ARCHIVE

  • Last modified 2374 days ago (Dec. 21, 2018)

MORE

ANOTHER DAY IN THE COUNTRY: All I want for Christmas

© Another Day in the Country

The youngsters at Centre Elementary sang “All I Want for Christmas Is my Two Front Teeth” at their Christmas musical program, and it got me to thinking about what I want for Christmas.

I’m talking affordable, fun stuff that a grandchild could buy.

“A flashlight, that’s what I want,” I’d tell them if someone asked.

Every time I need a flashlight, it’s dead. It has been so long since I last used it that the batteries are shot. Every time the electricity goes out — which, thankfully isn’t often — I grab the biggest flashlight I can find and inevitably it will not work. I go to the candle drawer and set up the tried and true means of lighting, anticipating a slow evening with ambiance. But I’d still like a dependable flashlight, maybe one of those rechargeable ones that I could plug into an electrical outlet so that I could always know where to find it.

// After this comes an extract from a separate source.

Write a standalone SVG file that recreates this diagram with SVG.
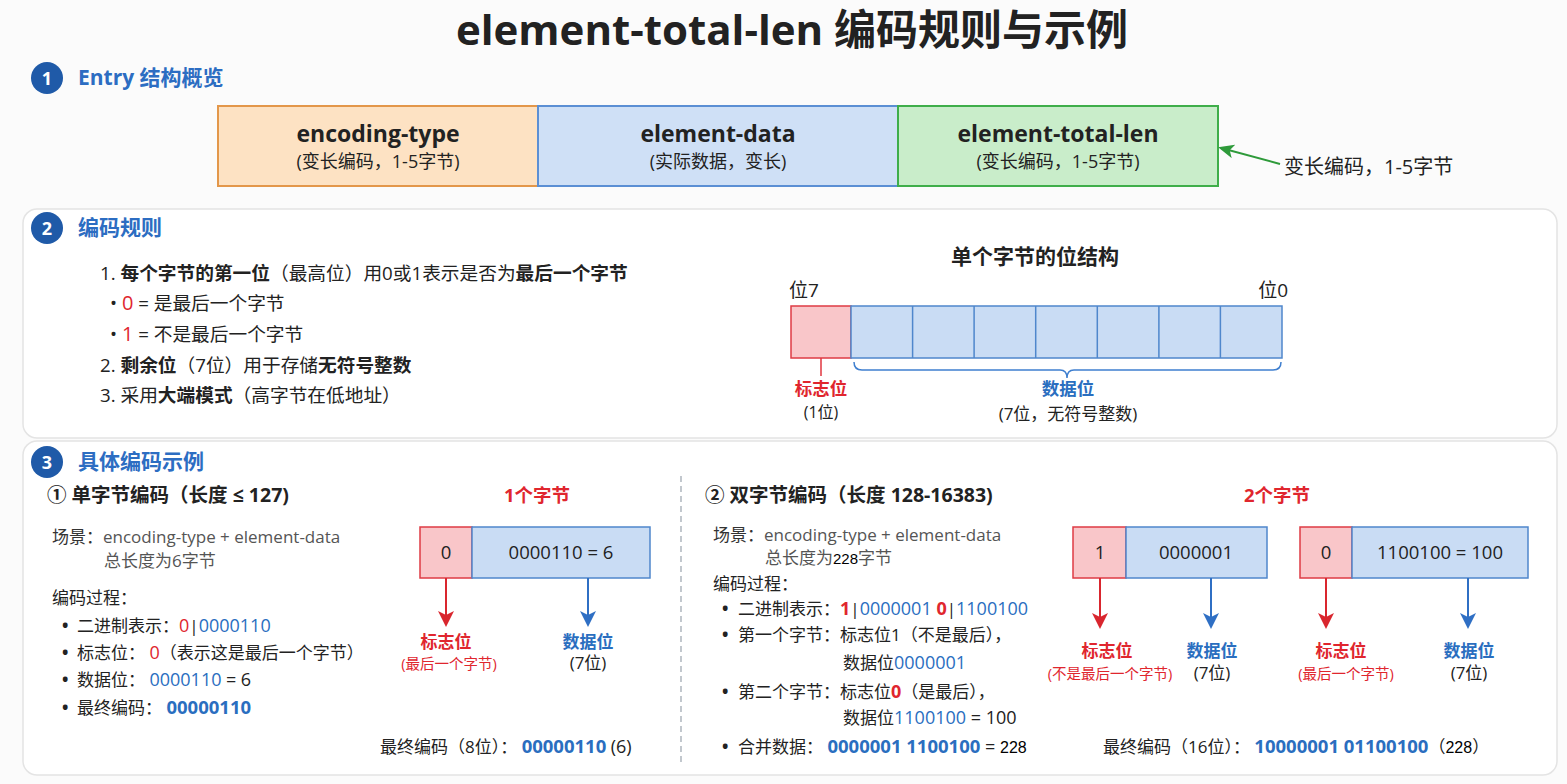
<svg xmlns="http://www.w3.org/2000/svg" width="1567" height="784" viewBox="0 0 1567 784">
<style>
text{font-family:"Open Sans","Noto Sans CJK SC",sans-serif;fill:#222}
.b{font-weight:bold}
.hd{font-size:21px;font-weight:bold;fill:#2c6dc2}
.num{font-size:18px;font-weight:bold;fill:#fff}
.red{fill:#e0262e}
.blue{fill:#2a6ebf}
.t19{font-size:18.7px}
.t17{font-size:17px}
.t18{font-size:18.5px}
.t14{font-size:14.5px}
.gray{fill:#555}
.c{text-anchor:middle}
.panel{fill:#fff;stroke:#e4e4e4;stroke-width:1.5}
.rbox{fill:#f9c6c9;stroke:#de3b44;stroke-width:1.5}
.bbox{fill:#c9dcf4;stroke:#4f87cc;stroke-width:1.5}
.pasted{font-family:"Liberation Sans",sans-serif;fill:#000;font-weight:normal}
</style>
<defs>
<marker id="ag" markerWidth="16" markerHeight="14" refX="13" refY="7" orient="auto" markerUnits="userSpaceOnUse"><path d="M0,0 L16,7 L0,14 L4,7 Z" fill="#2e9a3a"/></marker>
<marker id="ar" markerWidth="16" markerHeight="16" refX="13" refY="8" orient="auto" markerUnits="userSpaceOnUse"><path d="M0,0 L16,8 L0,16 L4,8 Z" fill="#d9262e"/></marker>
<marker id="ab" markerWidth="16" markerHeight="16" refX="13" refY="8" orient="auto" markerUnits="userSpaceOnUse"><path d="M0,0 L16,8 L0,16 L4,8 Z" fill="#2f6fc4"/></marker>
</defs>
<rect x="0" y="0" width="1567" height="784" fill="#fbfbfb"/>

<g id="title"><text x="792" y="45" class="c b" font-size="42" fill="#111">element-total-len 编码规则与示例</text></g>

<g id="sec1-header">
<circle cx="47" cy="78" r="16" fill="#1f5aa8"/><text x="47" y="84.5" class="num c">1</text>
<text x="78" y="85" class="hd">Entry 结构概览</text>
</g>
<g id="box-encoding-type">
<rect x="218" y="106" width="320" height="80" fill="#fde2c3" stroke="#e3974a" stroke-width="2"/>
<text x="378" y="142" class="c b" font-size="23">encoding-type</text>
<text x="378" y="168" class="c" font-size="18">(变长编码，1-5字节)</text>
</g>
<g id="box-element-data">
<rect x="538" y="106" width="360" height="80" fill="#cfe0f6" stroke="#5b8fd4" stroke-width="2"/>
<text x="718" y="142" class="c b" font-size="23">element-data</text>
<text x="718" y="168" class="c" font-size="18">(实际数据，变长)</text>
</g>
<g id="box-element-total-len">
<rect x="898" y="106" width="320" height="80" fill="#c9edca" stroke="#3fae4a" stroke-width="2"/>
<text x="1058" y="142" class="c b" font-size="23">element-total-len</text>
<text x="1058" y="168" class="c" font-size="18">(变长编码，1-5字节)</text>
</g>
<g id="note-varlen"><text x="1284" y="174" font-size="20">变长编码，1-5字节</text></g>

<g id="sec2">
<rect class="panel" x="23" y="209" width="1534" height="229" rx="14"/>
<circle cx="47" cy="228" r="16" fill="#1f5aa8"/><text x="47" y="234.5" class="num c">2</text>
<text x="78" y="235" class="hd">编码规则</text>
<text x="100" y="280" class="t19">1. <tspan class="b">每个字节的第一位</tspan>（最高位）用0或1表示是否为<tspan class="b">最后一个字节</tspan></text>
<text x="110" y="310" class="t19">• <tspan class="red" font-size="20">0</tspan> = 是最后一个字节</text>
<text x="110" y="341" class="t19">• <tspan class="red" font-size="20">1</tspan> = 不是最后一个字节</text>
<text x="100" y="372" class="t19">2. <tspan class="b">剩余位</tspan>（7位）用于存储<tspan class="b">无符号整数</tspan></text>
<text x="100" y="402" class="t19">3. 采用<tspan class="b">大端模式</tspan>（高字节在低地址）</text>
</g>

<g id="bit-structure">
<text x="1035" y="264" class="c b" font-size="21">单个字节的位结构</text>
<text x="789" y="297" font-size="19">位7</text>
<text x="1288" y="297" font-size="19" text-anchor="end">位0</text>
<rect class="rbox" x="791" y="306" width="60" height="52" fill="#f9b8bc"/>
<rect class="bbox" x="851" y="306" width="431" height="52"/>
<path d="M912.6,306V358M974.1,306V358M1035.7,306V358M1097.3,306V358M1158.9,306V358M1220.4,306V358" stroke="#4f87cc" stroke-width="1.5" fill="none"/>
<path d="M854,362 Q854,370 862,370 L1060,370 Q1067,370 1067,378 Q1067,370 1074,370 L1273,370 Q1281,370 1281,362" fill="none" stroke="#3f7fcf" stroke-width="1.5"/>
<text x="821" y="395" class="c b red" font-size="17.5">标志位</text>
<text x="821" y="418" class="c" font-size="16">(1位)</text>
<text x="1068" y="395" class="c b blue" font-size="17.5">数据位</text>
<text x="1068" y="420" class="c" font-size="17">(7位，无符号整数)</text>
</g>

<g id="sec3">
<rect class="panel" x="23" y="441" width="1534" height="334" rx="14"/>
<circle cx="47" cy="462" r="16" fill="#1f5aa8"/><text x="47" y="468.5" class="num c">3</text>
<text x="78" y="469" class="hd">具体编码示例</text>
<line x1="681" y1="476" x2="681" y2="762" stroke="#9aa3ad" stroke-width="1.2" stroke-dasharray="6,4"/>
</g>

<g id="example1-text">
<text x="47" y="502" class="b" font-size="19.5">① 单字节编码（长度 ≤ 127)</text>
<text x="52" y="543" class="t17 gray"><tspan fill="#333">场景：</tspan>encoding-type + element-data</text>
<text x="104" y="567" class="t17 gray">总长度为6字节</text>
<text x="52" y="604" class="t17">编码过程：</text>
<text x="62" y="632" class="t17 b">•</text><text x="77" y="632" class="t17">二进制表示：<tspan class="red" font-size="18">0</tspan>|<tspan class="blue" font-size="18">0000110</tspan></text>
<text x="62" y="659" class="t17 b">•</text><text x="77" y="659" class="t17">标志位： <tspan class="red" font-size="18">0</tspan>（表示这是最后一个字节）</text>
<text x="62" y="686" class="t17 b">•</text><text x="77" y="686" class="t17">数据位： <tspan class="blue" font-size="18">0000110</tspan> <tspan font-size="18">= 6</tspan></text>
<text x="62" y="714" class="t17 b">•</text><text x="77" y="714" class="t17">最终编码： <tspan class="blue b" font-size="18.5">00000110</tspan></text>
</g>

<g id="example1-byte">
<text x="537" y="502" class="c b red" font-size="18.5">1个字节</text>
<rect class="rbox" x="420" y="527" width="52" height="51"/>
<rect class="bbox" x="472" y="527" width="178" height="51"/>
<text x="446" y="559" class="c t18">0</text>
<text x="561" y="559" class="c t18">0000110 = 6</text>
<text x="446" y="648" class="c b red" font-size="17">标志位</text>
<text x="449" y="669" class="c t14 red">(最后一个字节)</text>
<text x="588" y="648" class="c b blue" font-size="17">数据位</text>
<text x="588" y="669" class="c t17">(7位)</text>
<text x="380" y="753" class="t17">最终编码（8位）： <tspan class="blue b" font-size="18.5">00000110</tspan> <tspan font-size="18">(6)</tspan></text>
</g>

<g id="example2-text">
<text x="705" y="502" class="b" font-size="19.5">② 双字节编码（长度 128-16383)</text>
<text x="713" y="541" class="t17 gray"><tspan fill="#333">场景：</tspan>encoding-type + element-data</text>
<text x="765" y="564" class="t17 gray">总长度为<tspan class="pasted" font-size="15">228</tspan>字节</text>
<text x="713" y="590" class="t17">编码过程：</text>
<text x="722" y="615" class="t17 b">•</text><text x="738" y="615" class="t17">二进制表示：<tspan class="red b" font-size="18">1</tspan>|<tspan class="blue" font-size="18">0000001 </tspan><tspan class="red b" font-size="18">0</tspan>|<tspan class="blue" font-size="18">1100100</tspan></text>
<text x="722" y="641" class="t17 b">•</text><text x="738" y="641" class="t17">第一个字节：标志位1（不是最后），</text>
<text x="843" y="669" class="t17">数据位<tspan class="blue" font-size="18">0000001</tspan></text>
<text x="722" y="698" class="t17 b">•</text><text x="738" y="698" class="t17">第二个字节：标志位<tspan class="red b" font-size="18">0</tspan>（是最后），</text>
<text x="843" y="724" class="t17">数据位<tspan class="blue" font-size="18">1100100</tspan><tspan font-size="18"> = 100</tspan></text>
<text x="722" y="753" class="t17 b">•</text><text x="738" y="753" class="t17">合并数据： <tspan class="blue b" font-size="18.5">0000001 1100100</tspan><tspan font-size="18"> = </tspan><tspan class="pasted" font-size="16">228</tspan></text>
</g>

<g id="example2-bytes">
<text x="1277" y="502" class="c b red" font-size="18.5">2个字节</text>
<rect class="rbox" x="1073" y="527" width="53" height="51"/>
<rect class="bbox" x="1126" y="527" width="141" height="51"/>
<text x="1100" y="559" class="c t18">1</text>
<text x="1196" y="559" class="c t18">0000001</text>
<rect class="rbox" x="1300" y="527" width="52" height="51"/>
<rect class="bbox" x="1352" y="527" width="176" height="51"/>
<text x="1326" y="559" class="c t18">0</text>
<text x="1440" y="559" class="c t18">1100100 = 100</text>
<text x="1107" y="657" class="c b red" font-size="17">标志位</text>
<text x="1110" y="679" class="c t14 red">(不是最后一个字节)</text>
<text x="1212" y="657" class="c b blue" font-size="17">数据位</text>
<text x="1212" y="679" class="c t17">(7位)</text>
<text x="1341" y="657" class="c b red" font-size="17">标志位</text>
<text x="1346" y="679" class="c t14 red">(最后一个字节)</text>
<text x="1469" y="657" class="c b blue" font-size="17">数据位</text>
<text x="1469" y="679" class="c t17">(7位)</text>
<text x="1103" y="753" class="t17">最终编码（16位）： <tspan class="blue b" font-size="18.5">10000001 01100100</tspan>（<tspan class="pasted" font-size="16">228</tspan>）</text>
</g>

<g id="connectors" fill="none" stroke-width="2">
<line x1="1280" y1="164" x2="1221" y2="148" stroke="#2e9a3a" marker-end="url(#ag)"/>
<line x1="821" y1="358" x2="821" y2="376" stroke="#e0363f" stroke-width="1.5"/>
<line x1="446" y1="578" x2="446" y2="624" stroke="#d9262e" marker-end="url(#ar)"/>
<line x1="588" y1="578" x2="588" y2="624" stroke="#2f6fc4" marker-end="url(#ab)"/>
<line x1="1100" y1="578" x2="1100" y2="626" stroke="#d9262e" marker-end="url(#ar)"/>
<line x1="1211" y1="578" x2="1211" y2="626" stroke="#2f6fc4" marker-end="url(#ab)"/>
<line x1="1326" y1="578" x2="1326" y2="626" stroke="#d9262e" marker-end="url(#ar)"/>
<line x1="1468" y1="578" x2="1468" y2="626" stroke="#2f6fc4" marker-end="url(#ab)"/>
</g>
</svg>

“Socks,” I’d tell them, “cotton or with a little wool in them. For sure don’t give me those tight little polyester jobs that shrink to the size of a 5-year-old’s foot. Can’t stand those!”

“Books, if you really want to know. Not paperbacks with small print.”

Come to think of it, I’m pretty picky so I’d better choose my own reading material.

“Sorry, I mentioned books. A silver ring, size 7. I love Indian designs.”

I used to buy a ring every year — less than $50 — and I’d wear it for that year and then put it in the jewelry box. After about 10 years, I got more frugal and just recycled them. Presently, I’ve been wearing the same ring for at least two years. It hails from the 1990s.

Jess said she wanted a nutcracker for Christmas. In fact that nutcracker request has been out there unfulfilled for quite some time. Every time we’d go to a kitchen specialty shop, she’d be looking for the kind of nutcracker she wanted.

“Just a plain old nut cracker!” she’d say. “Don’t they make them anymore?”

Being a forward-thinking oldster, I went online to hunt for one of those “plain old-fashioned nutcrackers”. I scrolled and scrolled through hundreds of nutcrackers. It was an education. After I began to get weary I looked up at the top and the banner informed me that there were at least 4,000 nutcrackers available for me to choose from. I’m sure I had gone through less than 500 and already I was out of patience.

Those of you who already know more about the subject of nutcrackers than I do, were aware that a Nutcracker is a collectable item — whether or not they really work efficiently. There were Elvis nutcrackers, bride and groom nutcrackers and Santa nutcrackers. You could buy a whole set of Toy Soldier nutcrackers so that everyone in the family could have their own.

Do people even crack nuts that much anymore? I know if I suggested to my grandson that we’d crack nuts he’d probably ask, why?

My sister wants a nutcracker because her favorite nuts are hazelnuts that usually appear in the grocery stores at Christmas time. She loves to crack and eat them. She loves to make her favorite cookies with them. And, they are good — both the cookies and the nuts.

After my art class at Centre finished painting Mexican villages on the gourds I’d grown in my garden, there was one left. I’d cut the top off as an experiment and then deemed it way too much trouble to be attempting this for 30-some gourds. It also meant I’d have to clean them out, which I did not want to do. So the kids painted the complete gourd, untampered with and I had one altered gourd left over with its top cut off, which left it looking like a perfect nut bowl.

Did you guess it? I painted that nut bowl for Jess for Christmas. Instead of a Mexican village, it has scenes from Ramona including the post office and the railroad crossing with the cross bar down and the red lights flashing. On the bottom of the bowl I drew a bunch of nuts: walnuts, pecans, Brazil nuts, hazelnuts, and cashews along with the title of the bowl, and “Mixed Nuts” which is also the name of her favorite Christmas movie.

Simple stuff is the best stuff for Christmas and this silly project brought me so much joy in its creation. I chuckled as I painted. I smiled as I drove to the grocery store in Herington to get a huge bag of mixed nuts to fill it with and was quite pleased with my gift when I handed it to her. She laughed right out loud when she saw the bowl full of mixed nuts, symbolizing all of us here in Ramona, on another day in the country.